Given information:

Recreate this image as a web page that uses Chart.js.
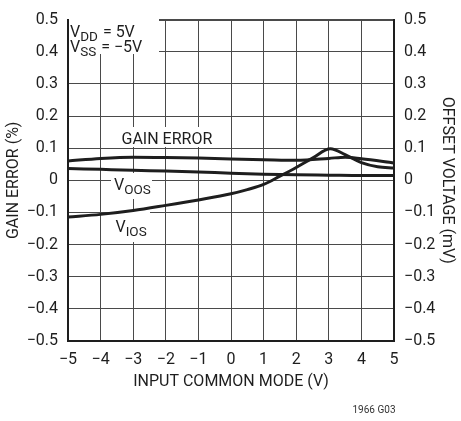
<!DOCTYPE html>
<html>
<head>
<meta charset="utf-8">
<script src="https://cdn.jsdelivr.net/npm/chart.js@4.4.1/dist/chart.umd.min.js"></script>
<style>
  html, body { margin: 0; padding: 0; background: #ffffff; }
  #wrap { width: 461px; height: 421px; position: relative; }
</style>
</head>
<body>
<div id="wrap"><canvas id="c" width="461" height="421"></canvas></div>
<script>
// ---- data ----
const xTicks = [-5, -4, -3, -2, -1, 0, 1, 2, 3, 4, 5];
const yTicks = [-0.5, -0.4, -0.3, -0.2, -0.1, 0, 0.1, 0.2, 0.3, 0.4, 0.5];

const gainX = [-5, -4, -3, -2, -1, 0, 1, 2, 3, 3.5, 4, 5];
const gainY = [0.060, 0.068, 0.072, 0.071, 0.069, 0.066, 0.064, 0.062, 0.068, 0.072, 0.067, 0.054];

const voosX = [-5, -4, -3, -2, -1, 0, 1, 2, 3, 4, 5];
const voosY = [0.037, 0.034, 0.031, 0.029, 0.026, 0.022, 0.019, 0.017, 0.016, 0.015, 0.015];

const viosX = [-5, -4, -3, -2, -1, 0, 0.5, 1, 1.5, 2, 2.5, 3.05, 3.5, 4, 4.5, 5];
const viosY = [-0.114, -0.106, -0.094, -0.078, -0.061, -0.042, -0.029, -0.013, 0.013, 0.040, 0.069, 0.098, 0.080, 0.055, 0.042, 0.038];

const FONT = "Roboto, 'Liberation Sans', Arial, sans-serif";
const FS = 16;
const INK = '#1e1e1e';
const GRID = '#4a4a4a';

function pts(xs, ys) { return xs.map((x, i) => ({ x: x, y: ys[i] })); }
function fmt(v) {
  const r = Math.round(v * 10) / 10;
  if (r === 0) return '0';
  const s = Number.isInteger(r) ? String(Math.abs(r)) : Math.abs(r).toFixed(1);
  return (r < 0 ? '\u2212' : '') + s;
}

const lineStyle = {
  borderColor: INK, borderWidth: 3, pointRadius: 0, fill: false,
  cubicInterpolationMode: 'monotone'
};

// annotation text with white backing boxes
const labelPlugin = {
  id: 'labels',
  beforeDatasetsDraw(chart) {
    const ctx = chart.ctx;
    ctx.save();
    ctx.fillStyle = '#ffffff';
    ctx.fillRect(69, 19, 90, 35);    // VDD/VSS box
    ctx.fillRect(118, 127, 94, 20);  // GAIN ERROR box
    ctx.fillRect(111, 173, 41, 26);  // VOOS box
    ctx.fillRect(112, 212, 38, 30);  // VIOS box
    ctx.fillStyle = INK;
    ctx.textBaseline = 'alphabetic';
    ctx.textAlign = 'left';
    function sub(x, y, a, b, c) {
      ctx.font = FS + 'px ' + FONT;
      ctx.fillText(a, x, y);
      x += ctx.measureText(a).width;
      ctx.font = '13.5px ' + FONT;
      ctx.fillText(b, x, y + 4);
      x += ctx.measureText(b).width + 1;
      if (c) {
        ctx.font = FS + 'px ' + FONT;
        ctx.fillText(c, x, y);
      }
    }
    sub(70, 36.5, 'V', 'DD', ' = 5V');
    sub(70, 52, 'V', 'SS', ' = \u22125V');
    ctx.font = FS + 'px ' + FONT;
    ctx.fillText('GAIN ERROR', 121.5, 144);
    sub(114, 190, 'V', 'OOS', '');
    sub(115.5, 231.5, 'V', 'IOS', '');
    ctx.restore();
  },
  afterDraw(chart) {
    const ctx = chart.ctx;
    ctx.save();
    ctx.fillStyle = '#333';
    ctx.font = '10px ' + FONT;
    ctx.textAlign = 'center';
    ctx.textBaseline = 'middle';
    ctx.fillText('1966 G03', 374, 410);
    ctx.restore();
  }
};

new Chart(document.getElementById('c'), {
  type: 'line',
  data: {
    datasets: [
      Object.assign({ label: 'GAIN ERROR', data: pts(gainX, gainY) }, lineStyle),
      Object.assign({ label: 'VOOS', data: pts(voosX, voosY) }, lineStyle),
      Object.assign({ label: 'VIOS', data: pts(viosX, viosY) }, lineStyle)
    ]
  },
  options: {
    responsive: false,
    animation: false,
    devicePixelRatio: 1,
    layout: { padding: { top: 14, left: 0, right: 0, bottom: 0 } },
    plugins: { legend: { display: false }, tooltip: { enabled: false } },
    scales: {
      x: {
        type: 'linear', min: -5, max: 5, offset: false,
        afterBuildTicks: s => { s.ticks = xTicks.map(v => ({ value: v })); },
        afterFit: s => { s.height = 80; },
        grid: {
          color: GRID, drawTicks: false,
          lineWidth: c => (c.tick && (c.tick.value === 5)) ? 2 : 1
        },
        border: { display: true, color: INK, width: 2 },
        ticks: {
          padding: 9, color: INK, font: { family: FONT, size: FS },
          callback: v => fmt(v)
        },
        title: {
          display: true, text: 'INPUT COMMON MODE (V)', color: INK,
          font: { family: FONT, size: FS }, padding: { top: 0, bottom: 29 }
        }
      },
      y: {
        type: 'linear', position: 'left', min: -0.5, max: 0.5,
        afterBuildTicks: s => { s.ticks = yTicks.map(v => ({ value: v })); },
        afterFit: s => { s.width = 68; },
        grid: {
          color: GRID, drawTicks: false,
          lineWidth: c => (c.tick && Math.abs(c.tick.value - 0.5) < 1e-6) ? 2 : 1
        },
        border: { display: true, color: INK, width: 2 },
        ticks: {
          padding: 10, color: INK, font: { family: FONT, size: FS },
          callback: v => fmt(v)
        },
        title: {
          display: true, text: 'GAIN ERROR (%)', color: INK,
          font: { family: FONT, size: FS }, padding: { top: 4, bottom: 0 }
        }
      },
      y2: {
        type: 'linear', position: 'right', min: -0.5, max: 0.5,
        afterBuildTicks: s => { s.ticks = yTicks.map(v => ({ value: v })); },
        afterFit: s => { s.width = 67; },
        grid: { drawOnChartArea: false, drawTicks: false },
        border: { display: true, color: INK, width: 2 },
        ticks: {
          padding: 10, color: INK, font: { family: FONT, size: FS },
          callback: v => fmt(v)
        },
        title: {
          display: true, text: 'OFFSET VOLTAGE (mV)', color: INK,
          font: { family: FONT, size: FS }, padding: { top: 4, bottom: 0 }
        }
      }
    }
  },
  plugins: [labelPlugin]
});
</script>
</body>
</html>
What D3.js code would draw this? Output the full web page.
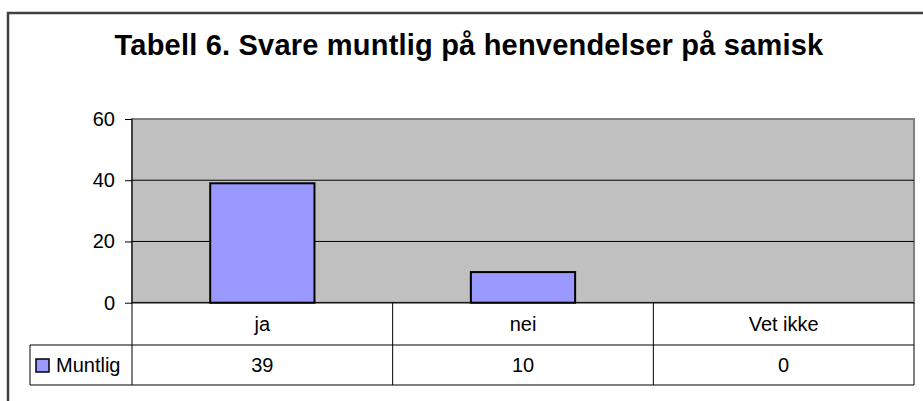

Set task: Copy, from the material above, each line in which the string "page" occurs.

Written answer:
Recreate this image as a web page that uses Chart.js.
What D3.js code would draw this? Output the full web page.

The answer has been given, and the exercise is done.